I like your Pride and Prejudice comment in there. I like that kind of romance. The kind where it stems from dislike to maybe like a little but still mostly dislike, etc. Plus, Jane Austen always wrote rich relationships between the characters and their children. Mr. Bennett and Elizabeth have one of the best relationships I have seen written between a parent and his kid. I wish more parents these days (and in books to set an example) would be a little more involved. Heck, the commercials on TV really try to tell parents to get out there and know what your kids are up to.

Sorry, long comment, I know. I just had to join your rant and get that off my chest.

Andrea said...

I completely get what you are saying.

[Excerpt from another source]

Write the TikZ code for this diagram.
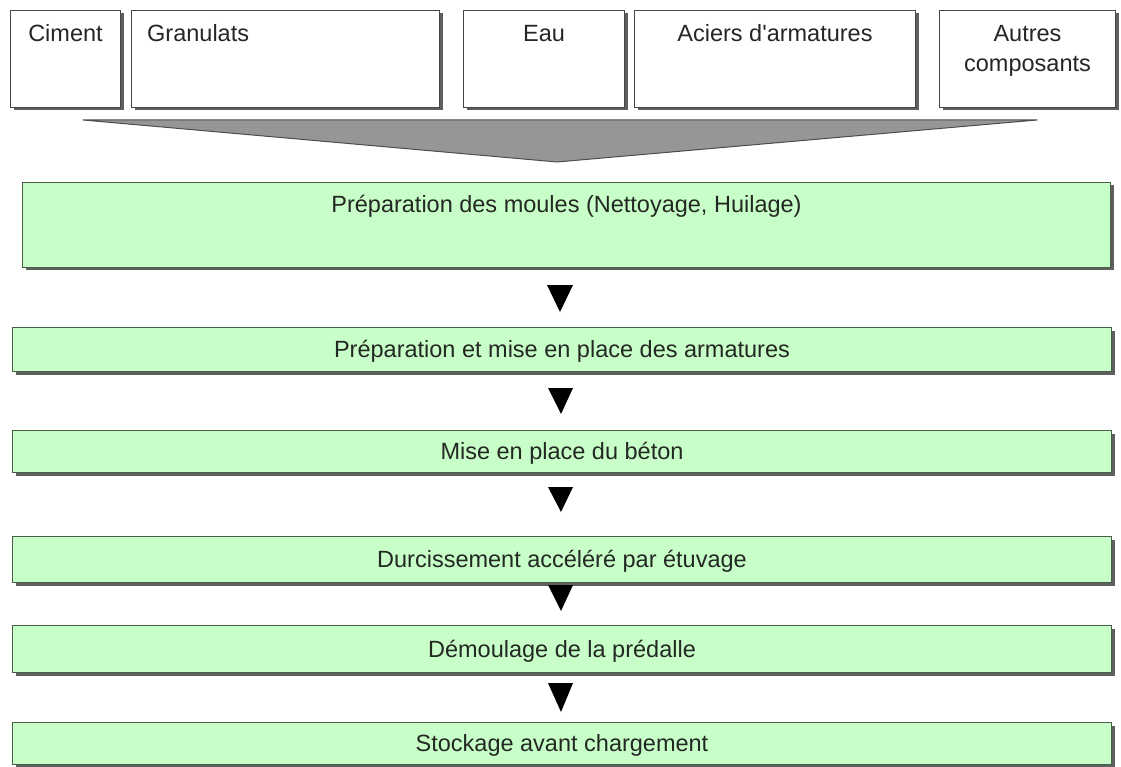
\documentclass[tikz,border=0pt]{standalone}
\usepackage{fontspec}
\setmainfont{Liberation Sans}[Ligatures=TeXOff]
\usetikzlibrary{shadows}
\definecolor{stepgreen}{RGB}{200,254,200}
\definecolor{stepedge}{RGB}{70,95,70}
\definecolor{boxedge}{RGB}{70,70,70}
\definecolor{shade}{RGB}{95,95,95}
\definecolor{funnelgray}{RGB}{150,150,150}
\definecolor{txt}{RGB}{35,40,35}
\tikzset{
  inbox/.style={draw=boxedge, fill=white, line width=1pt, rectangle, inner sep=0pt, anchor=north west,
    drop shadow={shadow xshift=3pt, shadow yshift=-3pt, fill=shade, opacity=1}},
  stepbox/.style={draw=stepedge, fill=stepgreen, line width=1pt, rectangle, inner sep=0pt, anchor=north west,
    drop shadow={shadow xshift=3pt, shadow yshift=-3pt, fill=shade, opacity=1}},
  lbl/.style={font=\fontsize{23.5}{30}\selectfont, text=txt, inner sep=0pt},
  tri/.style={fill=black},
  funnel/.style={fill=funnelgray, draw=black!70, line width=1pt, line join=round}
}
\begin{document}
\begin{tikzpicture}[x=1pt,y=-1pt]
\useasboundingbox (0,0) rectangle (1121,767);
% input boxes
\node[inbox, minimum width=110, minimum height=97] (ciment) at (10,10) {};
\node[inbox, minimum width=308, minimum height=97] (gran) at (131,10) {};
\node[inbox, minimum width=161, minimum height=97] (eau) at (463,10) {};
\node[inbox, minimum width=281, minimum height=97] (acier) at (634,10) {};
\node[inbox, minimum width=176, minimum height=97] (autres) at (939,10) {};
\node[lbl, anchor=base] at ([yshift=-32pt]ciment.north) {Ciment};
\node[lbl, anchor=base west] at (147,42) {Granulats};
\node[lbl, anchor=base] at ([yshift=-32pt]eau.north) {Eau};
\node[lbl, anchor=base] at ([yshift=-32pt]acier.north) {Aciers d'armatures};
\node[lbl, anchor=base] at ([yshift=-32pt]autres.north) {Autres};
\node[lbl, anchor=base] at ([yshift=-62pt]autres.north) {composants};
% funnel
\draw[funnel] (83,120) -- (1037,120) -- (557,162) -- cycle;
% process steps
\node[stepbox, minimum width=1088, minimum height=85] (s1) at (22,182) {};
\node[lbl, anchor=base] at ([yshift=-31pt]s1.north) {Préparation des moules (Nettoyage, Huilage)};
\node[stepbox, minimum width=1099, minimum height=44] (s2) at (12,327) {};
\node[lbl, anchor=base] at ([yshift=-8pt]s2.center) {Préparation et mise en place des armatures};
\node[stepbox, minimum width=1099, minimum height=42] (s3) at (12,430) {};
\node[lbl, anchor=base] at ([yshift=-8pt]s3.center) {Mise en place du béton};
\node[stepbox, minimum width=1099, minimum height=46] (s4) at (12,536) {};
\node[lbl, anchor=base] at ([yshift=-8pt]s4.center) {Durcissement accéléré par étuvage};
\node[stepbox, minimum width=1099, minimum height=47] (s5) at (12,625) {};
\node[lbl, anchor=base] at ([yshift=-8pt]s5.center) {Démoulage de la prédalle};
\node[stepbox, minimum width=1099, minimum height=42] (s6) at (12,722) {};
\node[lbl, anchor=base] at ([yshift=-8pt]s6.center) {Stockage avant chargement};
% arrows
\fill[tri] (547,285) -- (573,285) -- (560,312) -- cycle;
\fill[tri] (548,388) -- (573,388) -- (561,414) -- cycle;
\fill[tri] (548,487) -- (573,487) -- (561,512) -- cycle;
\fill[tri] (548,585) -- (573,585) -- (561,611) -- cycle;
\fill[tri] (548,683) -- (573,683) -- (561,712) -- cycle;
\end{tikzpicture}
\end{document}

It is annoying, but apparently teens love it. They love the idea where they can do whatever they want without their parents tracking them and telling them what to do. It's the reality they've always wanted, but yet they don't because part of them knows they aren't ready yet so they live it out in books.

On the Disney channel it's worse. But watching it I can see why a kid would love it. The parents participate in the cool way, set a few cool rules, and then let them have all the fun they want within reason.

Annoying, but totally understandable...

Christine Danek said...

Great post and I see where you are coming from. I do think about this too when reading YA paranormal and I haven't found it. It makes me question my own WiP on how to change that.
Good luck and let me know when you find some good books like this.

Emily Cross said...

@Jess - thanks I love long comments! I totally agree with you! I am guilty of the single guardian thing myself though as in my WIP my MC guardian is her uncle, but I'm hoping he comes across as normal and caring - and you know 'i'm the adult'
Romance wise, I completely agree with you I love stories that have characters develop their feelings rather than *wham* you're in love, lets be together forever and ever

@ Andrea, I see what you mean, but isn't it more realistic (and therefore more relatable) for YA to have parents/guardians who are normal/caring than not (for the majority)? Well, that's my hope anyhoo lol. Thanks for your comment!

@Christine - i agree it makes me think about my WIP too and I'll definitely let you know if I come across any YA books! Thanks for your comment, it's always nice to have new people :)

Andrea said...

@Emily, yeah it's more relatable if the parents were there and no sudden romance and all. But they have books that aren't paranormal that do that. Some people read to escape (totally me) and the last thing they would want is something that happens in everyday life, even if it's only a small fraction of the book.

I think there should be a balance at times though. It's made me take a long hard look at my WIP at the moment. I won't change too much because well, I like it. It's something that doesn't happen every day and I like the break from reality!

The one piece of advice I really liked from SM is write for yourself. I take that as not to get caught up in all the little details that aren't always necessary, they just hold the book down sometimes because too much has to be explained.

Anne R. Allen said...

Thanks for the mention Emily. I think you've hit on a problem that exists in all genres these days: copycat-ism. Every book is supposed to follow a "formula" invented by the last really successful book in the genre. Then nothing can be published in the genre except pale copies until somehow a new writer fights fiercely enough to be allowed to do something new. Then it happens all over again.

That NYT article made some good points. The truth is, parents are mostly more hovering and protective than they were a generation ago. It would be nice if fiction reflected that.

And as far as romance--I am so much with you there. They should hate each other for at least half the book. Otherwise, it's just boring.